Leader: Employers will always be sold on graduate skills

September 19, 2003

There was something for everyone in this week's two big research reports: the Organisation for Economic Co-operation and Development's annual international survey and the Higher Education Policy Institute's examination of graduate supply and demand. The government took from them a justification for top-up fees, while the opposition saw a case for switching investment from higher to secondary education. In such a wealth of statistics, there is naturally scope for divergent interpretation, but neither version tells the whole story.

A more neutral conclusion would be that both studies paint a picture of an extremely successful higher education system while leaving politicians with as many questions as answers about its future development. These include the extent to which the economy (as distinct from individual graduates) will benefit from further expansion of higher education. But the reports certainly do not demonstrate, as the Tories claimed, the "futility" of the government's expansion plans. On the contrary, they suggest that pressure for more places will continue, regardless of official targets.

There are warning signals in the OECD's report - notably in the way the UK's traditional lead in completion rates has narrowed as funding per student has dropped - but the positives still far outweigh the negatives.

UK universities continue to rank near the top of the international league on practically every indicator, in spite of a financial squeeze more serious than most of their competitors have experienced recently. And while the UK has kept pace with the global trend for expanding higher education, the financial benefits conferred by a degree have not suffered. Only Czech graduates can expect a greater salary premium from their qualification.

Separate research by Peter Elias at Warwick University and Kate Purcell at the University of the West of England shows that the premium rose in the 1990s even though the proportion of school-leavers going into higher education more than doubled.

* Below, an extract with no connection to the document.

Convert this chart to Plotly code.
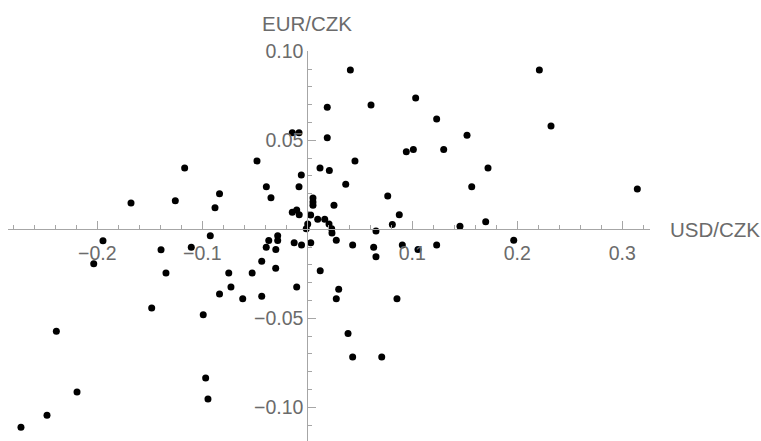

According to the HEPI review, even the ambitious expansion envisaged by Labour is unlikely to see the supply of graduates overtaking demand to any damaging extent. Meeting the aspirations of a larger 18-year-old population, more of whom are expected to pass A levels or their equivalent, will require far more places than any growth stimulated by government policy. But the jobs that will be created over the rest of this decade and beyond will be of the type that now recruits graduates. Whether all of them truly require degree-level skills is a moot point that further research by Elias and Purcell may shed light on, but so far employers have been sufficiently convinced of the benefits to pay more for graduates even in occupations that once demanded only A levels or GCSEs. There is no agreement, even in official publications, about whether the new jobs, let alone the much larger number of existing posts that will need filling over the next few years, require skills at the equivalent of A level or first degree. (Foundation degrees fit neatly into the middle ground if they can be sold to employers and prospective students.) But the fact is that higher education is a prerequisite in a growing number of fields and will no doubt remain so. Whether it confers necessary skills or is simply used as a selection tool, the penalty for not having the right qualification will rise with the proportion of graduates in the workforce. No matter how popular Tory proposals to restrict higher education places might seem now, it would be a brave politician who placed a cap on the lifetime opportunities of young people in such circumstances. The OECD report certainly shows the need for better secondary education, but success in this sphere would necessitate more, not less, investment in universities.